For some time now I've been saying that right-wing ideology is not confirmed to 
a few, isolated groups in India, who can be dismissed by election results which 
elect in  a Congress government. The fact is that the ordinary Hindu walking 
the streets, not prone to any violence, not a member of any radical group can 
be a right-wing ideologue, embracing this idea of nationalism or at the very 
least sympathetic to the cause. There is now at least an acknowledgement that 
this phenomena exists and that it has found a voice on the Internet.

This in itself is not cause for concern. The Internet Hindu has a counterpart 
elsewhere; the talk show radio American and the tabloid Brit. If one listens to 
talk show America, which is the domain of Republican ideologues, one is 
immediately inclined to think that America is a rabidly racist country, whose 
idea of nationhood does not extend beyond blue-eyed and blond Americans. A 
similar trend of thought is echoed in Britain by tabloid newspapers who 
epitomise the mindset of a closed, insular society. These domains have quite a 
few features in common; they create a fear of outsiders, of anyone different, 
they claim to represent the nationalist point of view and they are drawn 
from what is traditionally the bulk of that homogenised group. It is 
disconcerting that the rise of this group in India, hails from the educated, 
middle-class section of society. This aspect is troubling and anomalous.

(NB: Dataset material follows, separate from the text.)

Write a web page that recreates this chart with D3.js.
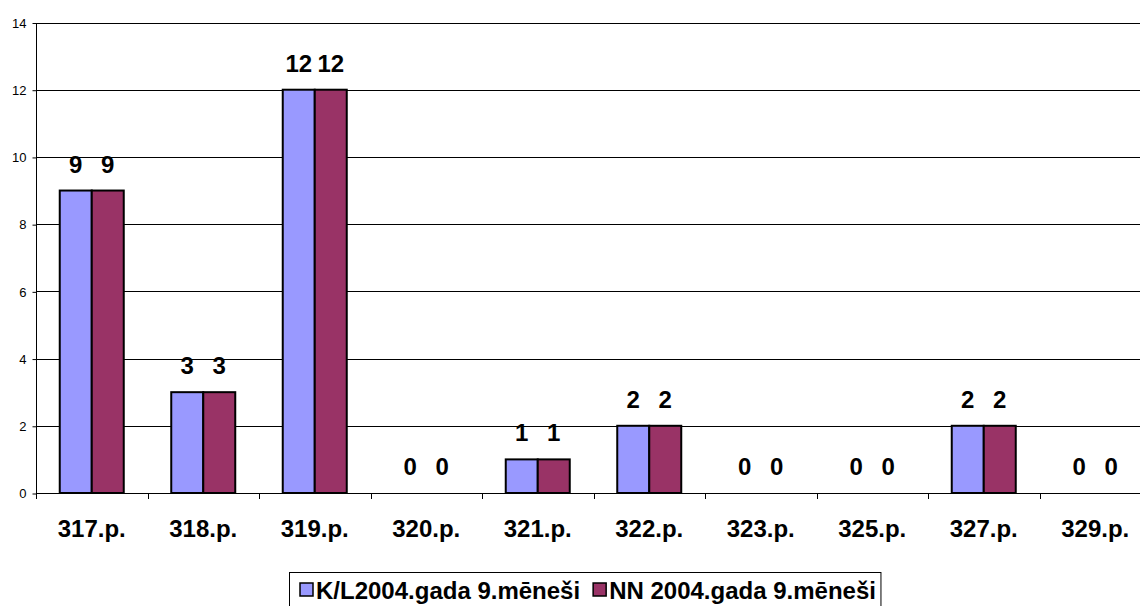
<!DOCTYPE html>
<html>
<head>
<meta charset="utf-8">
<script src="https://cdn.jsdelivr.net/npm/d3@7"></script>
<style>
  body { margin: 0; background: #fff; }
  svg { display: block; font-family: Arial, "Liberation Sans", sans-serif; }
</style>
</head>
<body>
<div id="chart"></div>
<script>
// Categories and series.
var categories = ["317.p.", "318.p.", "319.p.", "320.p.", "321.p.", "322.p.", "323.p.", "325.p.", "327.p.", "329.p."];
var seriesNames = ["K/L2004.gada 9.mēneši", "NN 2004.gada 9.mēneši"];
var klValues = [9, 3, 12, 0, 1, 2, 0, 0, 2, 0];
var nnValues = [9, 3, 12, 0, 1, 2, 0, 0, 2, 0];
var yTicks = [0, 2, 4, 6, 8, 10, 12, 14];
var colors = ["#9999FF", "#993366"];

var width = 1140;
var height = 606;
var plot = {left: 36, right: 1151, top: 22.5, bottom: 493};
var bigFont = 24;

var svg = d3.select("#chart")
    .append("svg")
    .attr("width", width)
    .attr("height", height);

// Scales: category bands, then one sub-band per series
var x0 = d3.scaleBand()
    .domain(categories)
    .range([plot.left, plot.right])
    .paddingInner(0.426)
    .paddingOuter(0.213);

var x1 = d3.scaleBand()
    .domain([0, 1])
    .range([0, x0.bandwidth()]);

var y = d3.scaleLinear()
    .domain([0, 14])
    .range([plot.bottom, plot.top]);

// Gridlines
svg.append("g")
    .selectAll("line")
    .data(yTicks.filter(d => d > 0))
    .enter()
    .append("line")
    .attr("x1", plot.left)
    .attr("x2", plot.right)
    .attr("y1", d => Math.round(y(d)) + 0.5)
    .attr("y2", d => Math.round(y(d)) + 0.5)
    .attr("stroke", "#000");

// Y axis
var yAxisG = svg.append("g")
    .attr("transform", "translate(" + (plot.left + 0.5) + ",0.5)")
    .call(d3.axisLeft(y).tickValues(yTicks).tickSize(4).tickPadding(6));
yAxisG.select(".domain").attr("stroke", "#000").attr("d", "M0," + plot.top + "V" + plot.bottom);
yAxisG.selectAll("text")
    .attr("font-size", 13)
    .attr("font-family", "Arial, 'Liberation Sans', sans-serif")
    .attr("fill", "#000");
yAxisG.selectAll("line").attr("stroke", "#000");

// X axis line, ticks sit between categories
svg.append("line")
    .attr("x1", plot.left)
    .attr("x2", plot.right)
    .attr("y1", plot.bottom + 0.5)
    .attr("y2", plot.bottom + 0.5)
    .attr("stroke", "#000");

var step = x0.step();
svg.append("g")
    .selectAll("line")
    .data(categories)
    .enter()
    .append("line")
    .attr("x1", d => Math.round(x0(d) - x0.paddingOuter() * step) + 0.5)
    .attr("x2", d => Math.round(x0(d) - x0.paddingOuter() * step) + 0.5)
    .attr("y1", plot.bottom)
    .attr("y2", plot.bottom + 6)
    .attr("stroke", "#000");

// Category labels
svg.append("g")
    .selectAll("text")
    .data(categories)
    .enter()
    .append("text")
    .attr("x", d => x0(d) + x0.bandwidth() / 2)
    .attr("y", 537)
    .attr("text-anchor", "middle")
    .attr("font-size", bigFont)
    .attr("font-weight", "bold")
    .text(d => d);

// Bars and value labels
var series = [klValues, nnValues];
series.forEach(function(vals, s) {
    var rows = vals.map((v, i) => ({v: v, c: categories[i]}));

    svg.append("g")
        .selectAll("rect")
        .data(rows.filter(d => d.v > 0))
        .enter()
        .append("rect")
        .attr("x", d => x0(d.c) + x1(s))
        .attr("width", x1.bandwidth())
        .attr("y", d => y(d.v))
        .attr("height", d => y(0) - y(d.v))
        .attr("fill", colors[s])
        .attr("stroke", "#000")
        .attr("stroke-width", 2);

    svg.append("g")
        .selectAll("text")
        .data(rows)
        .enter()
        .append("text")
        .attr("x", d => x0(d.c) + x1(s) + x1.bandwidth() / 2)
        .attr("y", d => y(d.v) - 18)
        .attr("text-anchor", "middle")
        .attr("font-size", bigFont)
        .attr("font-weight", "bold")
        .text(d => d.v);
});

// Legend
var legend = svg.append("g");
var legendBox = legend.append("rect")
    .attr("x", 289.5)
    .attr("y", 572.5)
    .attr("height", 50)
    .attr("fill", "#fff")
    .attr("stroke", "#000");

var lx = 300;
seriesNames.forEach(function(name, s) {
    legend.append("rect")
        .attr("x", lx)
        .attr("y", 583)
        .attr("width", 13)
        .attr("height", 13)
        .attr("fill", colors[s])
        .attr("stroke", "#000")
        .attr("stroke-width", 1.5);
    var t = legend.append("text")
        .attr("x", lx + 16)
        .attr("y", 599)
        .attr("font-size", bigFont)
        .attr("font-weight", "bold")
        .text(name);
    lx = lx + 16 + t.node().getComputedTextLength() + 13;
});
legendBox.attr("width", lx - 13 + 5 - 289.5);
</script>
</body>
</html>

These groups, as strong as they are in every society, find their bette-noire in 
the mainstream press and in the flood of liberal intellectuals that society 
generates. They are never eliminated, the only counter is to have their power 
neutered by counter-propaganda. The challenge for India is only this; that it 
must constantly be in the business of creating liberal intellectuals. That it 
must never muzzle the freedom to think and express. That it must invest heavily 
in an education with an emphasis on the liberal arts. Only by creating 
intellectual capital can there be coherence in our society.